Since fighting Rangle, Kirino has added 19 victories to his chart, a dozen of them under the proscribed length, and he has fought on the mossy side of John Wayne’s Rio Bravo in places such as Miami, Laredo, Tucson and, twice more, El Paso without once ever having to float another inner tube. A few of his victims were less than challenging, the South of the Border variety, but the 5’10” reformed street thug scored 12-round victories over the likes of Simon Brown and Meldrick Taylor, and gave everything onetime-sensation Reid could handle before losing a tight decision. At the time, the former WBA super welterweight champion Reid was 17-1.

If you count the World Boxing Federation and the International Boxing Association, a couple of minor league members of the alphabet boxing cartels, he has twice fought for a world title. He lost by decision to then undefeated WBF 154-pound champion Steve Roberts at the Elephant & Castle Centre in London; and was a loser by decision to David Alfonso Lopez in their fight for the vacant IBF 160-pound championship.

“Both times he made a very decent payday,” said Kuchle with just a touch of pride. “By Mexican standards, he is a well-off young man. If the television people had not been so afraid of his misleading record, he would be well-off by anyone’s standard.”

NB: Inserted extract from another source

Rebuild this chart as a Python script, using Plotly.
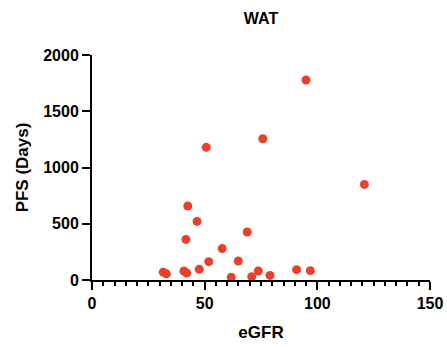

Kirino is 36 now, understandably a shade battle weary, and his body has begun to complain about all those wars fought on an empty belly and no sleep, and suggests as only a body that has been the target of a thousand fists over the past three decades can suggest, that perhaps now is time to negotiate a truce with life.

Along with the 19 victories he has added since Rangle, there have been seven defeats and two draws. His last defeat, the one that spun his numbers to the current 37-26-3, came this past May in the Poliforo Juan Gabriel, a Juarez boxing citadel next to some soccer fields, was the most ignoble of all. In a fight that did not start until 2:06 Sunday morning, with the notes of Kirino’s entrance music El Rey still stirring the blood of his legions of local fans, the tattooed tiger from Guadalupe Alto was dropped by Gustavo Enriquez three times in the second round, the last by a paralyzing left hook to the liver. With 30 seconds left in the round, referee Juan Lazcano wisely signaled a ceasefire.

“I have an option for a rematch, but I will not exercise it,” said Kuchle, who signed a fighter and found a friend. “I will encourage Kirino to retire. I will tell him it is time.”